I was recruited to judge at the latest tournament. Most soobahkdoin performed a sbd hyung. Of the few who did, they were marked lower because of it. For example, one student performed bassai at a level that I thought was great. My judging peers marked her a full point lower then what I saw.
Well that's bad news for anyone from an ITF school, isn't it? We don't do the chil sung/yuk ro hyung.
Politics is a horrible thing to have invade a tournament; every time I go to the National All-Martial Arts Tournament that the ITF sponsors, there's every reminder not to be biased toward TSD. In fact, just the opposite is common. While sitting in the stands last year, I overheard a couple talking with their daughter, who does TKD, and they said, "I hear that if your uniform doesn't say C. S. Kim, you don't win anything." To which I promptly turned around and responded that it's usually the ones not doing TSD that win, especially in forms. Maybe the cause is that most of the judges and most of the contestants are TSD, so it gets boring seeing a million different iterations of the same forms.
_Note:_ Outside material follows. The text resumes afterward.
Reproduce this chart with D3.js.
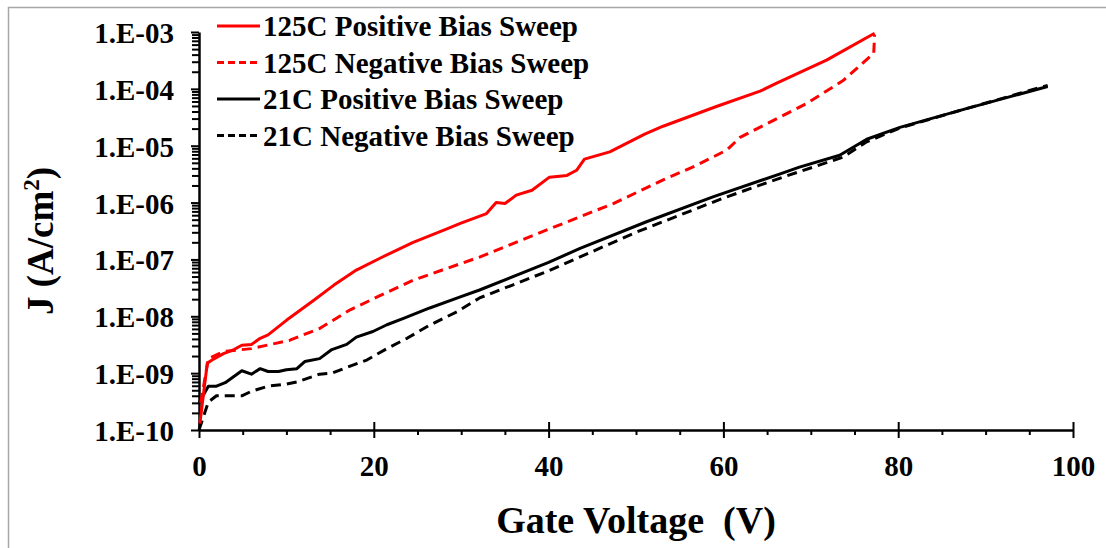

Btw, someone mentioned "basics" that are actually combinations, specifically yuk jin. For us, that's hugul yup mahki followed by a short reverse punch in hugul jaseh. These types of moves are always a bit baffling, because their names are not analyzable directly as "______+block/kick/strike". For instance, we have a move called yuk soo (kong kyuk), for which I don't know the translation, except that it's usually described in English as "defense, punch." The move consists of a one-handed middle-knife hand block in sa go rip jaseh, followed by a reverse punch, twisting into chungul jaseh. It's considered as a single unit in combinations ("yuk soo kong kyuk, choong dan soo do mahko, sang dan mahkee," et al). Those two are really the only moves like that, and as such they stand out and usually come last when doing basic drills ("marching the floor").
This might warrant another thread, but has
anyone, in TSD or SBD, ever heard of yuk soo (kong kyuk) as I've described it?
Anyway, really interesting to hear about the "de-Japanification" you suspect is going on; I can't tell if it's affecting my federation (like I said, the only forms that Hwang Kee actually created are the ones we don't do), but I can understand the sentiment.